As part of our 2017-2018 season we’re continuing to give each of our core singers a turn at the helm of the blog. The below post below comes from our baritone and director, Jeffrey Gavett.
The composers for our concert of October 7th have all notated their scores in a somewhat traditional sense. We have sheets of paper with words, notes, lines, and symbols on them, that communicate to us what we are supposed to do to realize the music. One thing that differs between the pieces is the level of control that the composer decides to exert over the performance – below are a few examples selected from the concert’s repertoire.

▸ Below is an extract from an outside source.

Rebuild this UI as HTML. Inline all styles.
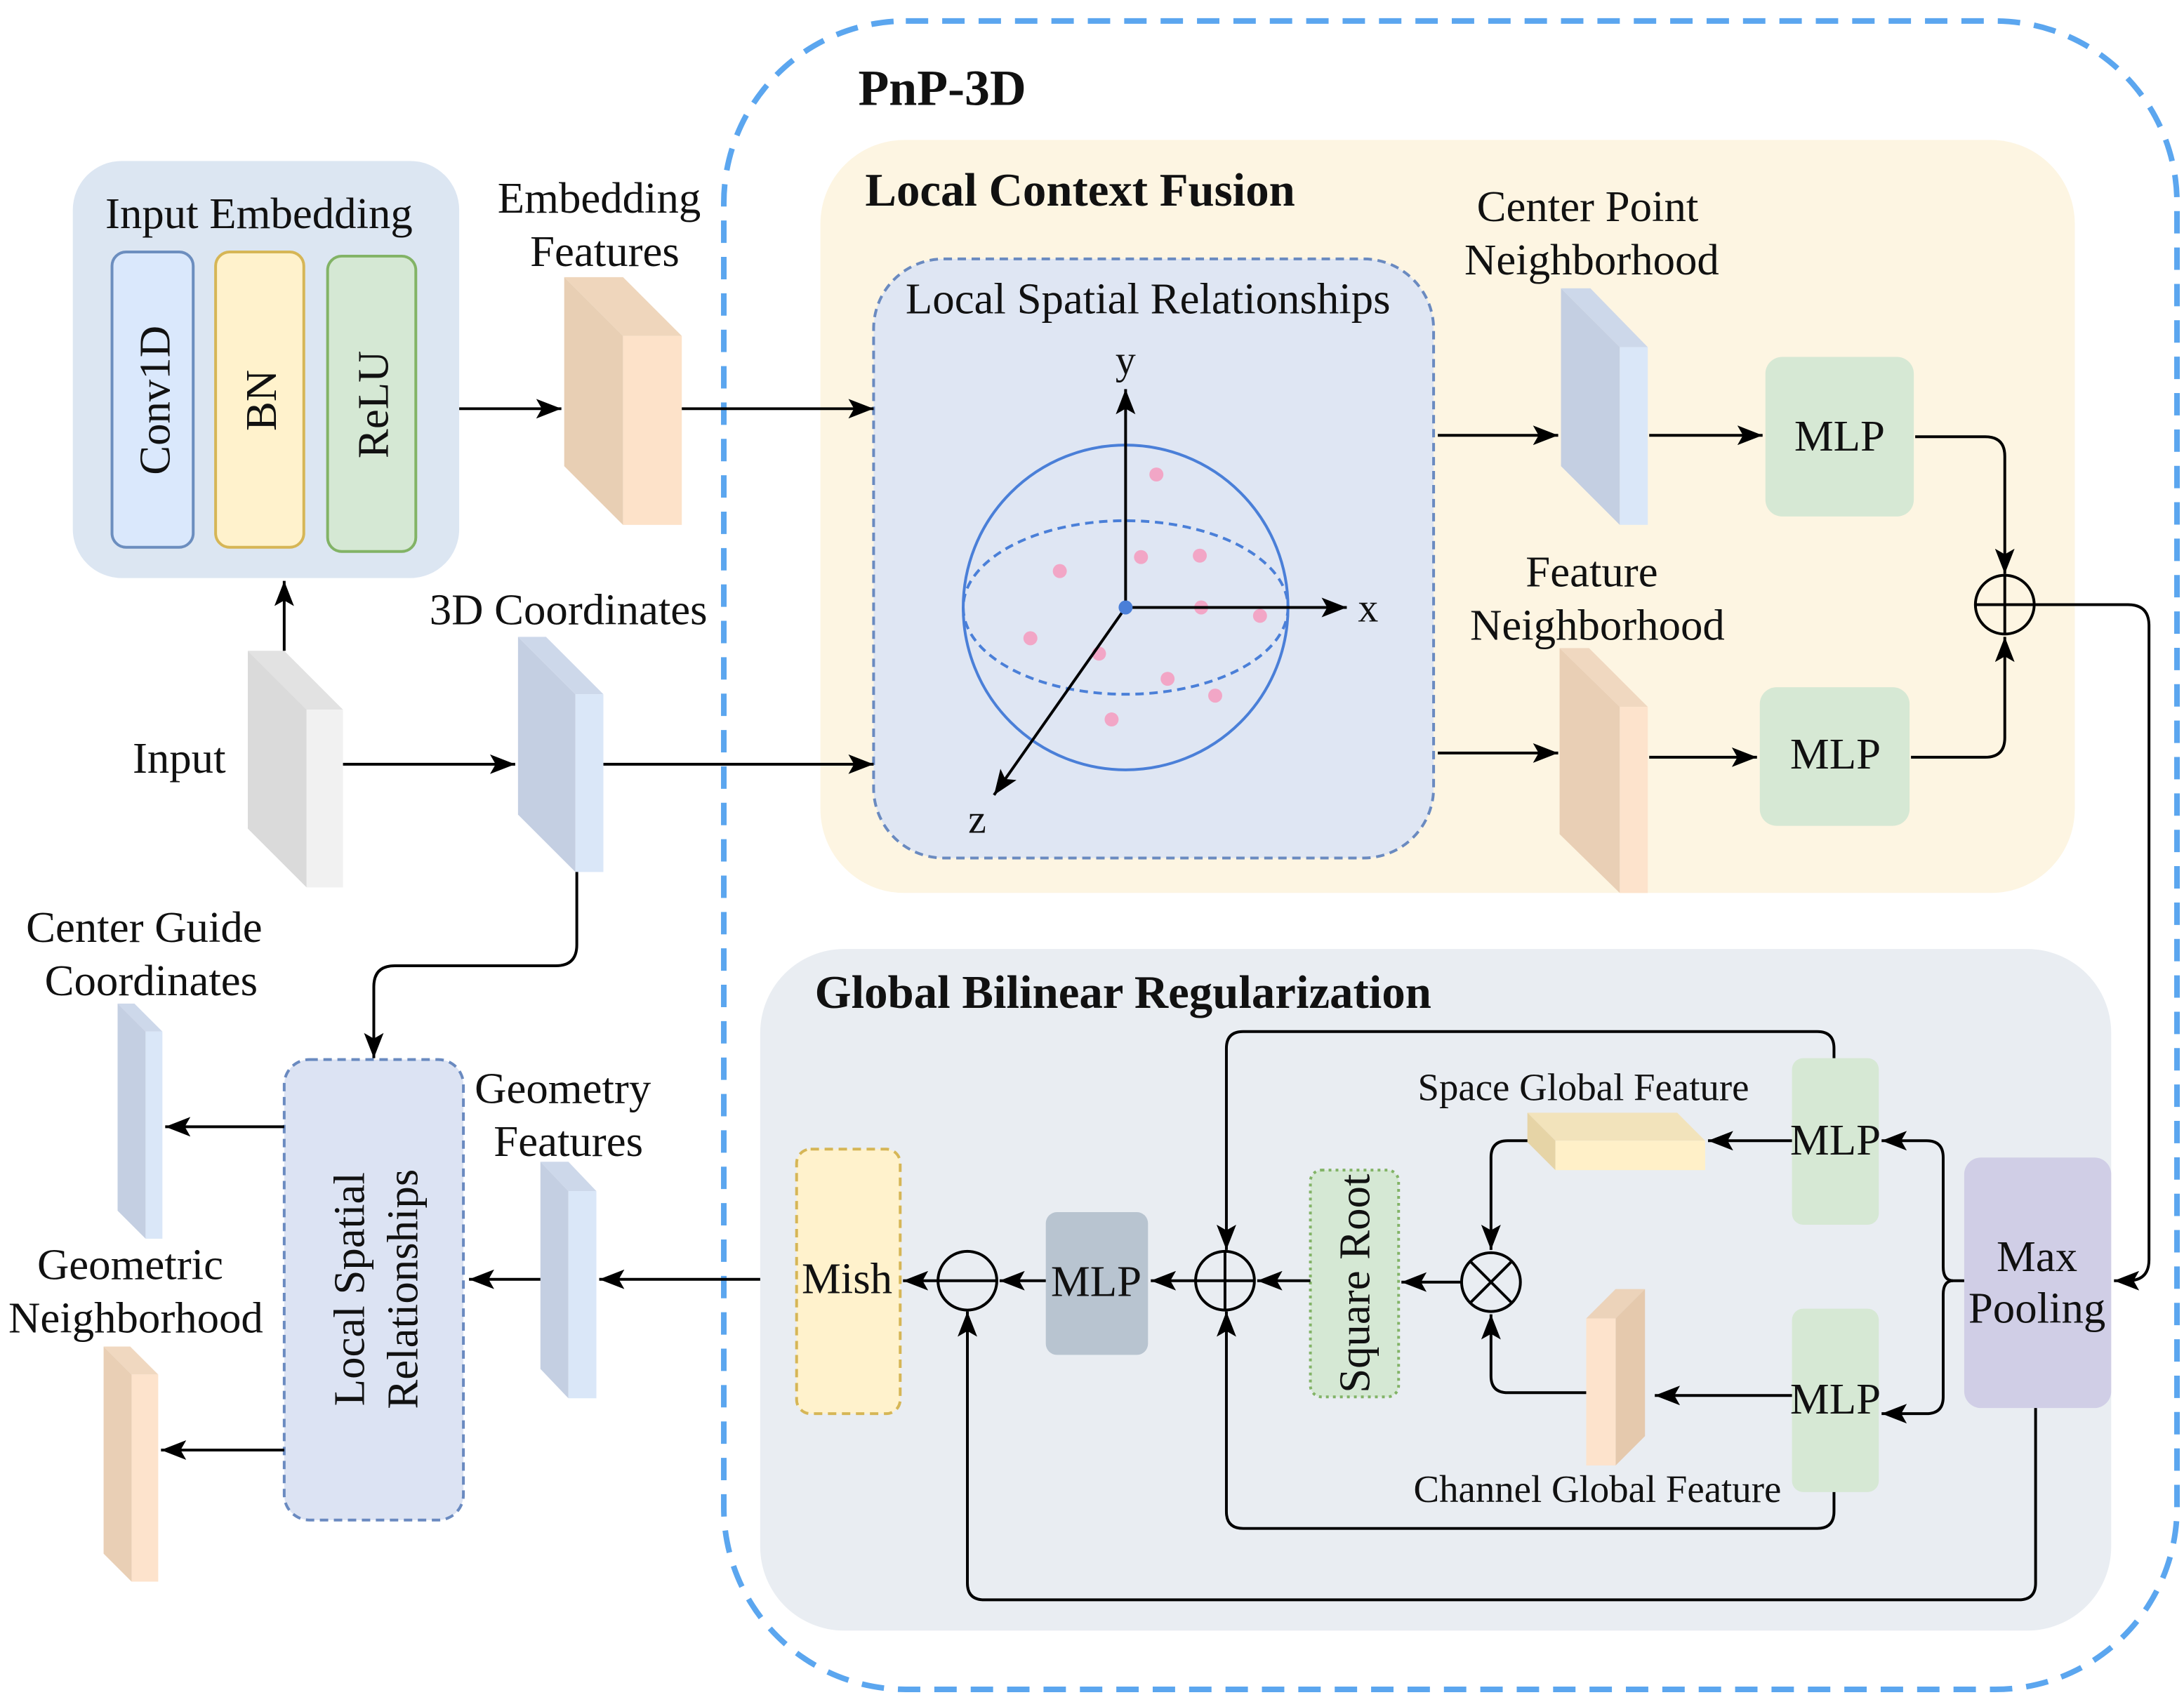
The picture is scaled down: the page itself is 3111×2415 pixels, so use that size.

James Weeks’s Primo Libro exerts a level of specific control of the performance in many ways. The octave is divided into 31 equal parts, demanding a specificity of intonation from the singers, who are also following a rhythmic flow that moves on a prescribed grid, but without traditional meter. Cassandra Miller’s Guide also asks the singers to perform a difficult and specific task in memorizing, slowing down, and transposing the details of an audio recorded performance. However, the ensemble is split up into three groups, each of which must coordinate internally, but which move independently from one another. Thus the performances are rigidly controlled at the level of the individual, and small group, but the larger work is more open.
Liza Lim’s Three Angels contains a range of notational styles and levels of control. The soprano’s music is extraordinarily specific, with difficult rhythms and quarter tone inflections of melody throughout. The baritone’s solo is traditionally notated, but also includes instructions for improvisatory looping and shifting of materials. The mezzo soprano performs with a small ‘wacky whistle’ on her palate, and her music is written totally graphically. The coordination of the solos is also left slightly open, similar to how Miller’s work is more open in a larger formal sense.
Ben Johnston’s Rose, like James Weeks’s Primo Libro, is extremely specific in its pitch demands. Written in a 7-limit just intonation system, the work avoids the traditional triads of a 5-limit system and creates a new harmonic grammar for its tuning. Its rhythm and formal language however are musically very traditional, and depend on phrasing and shaping by the singers for expressive purposes.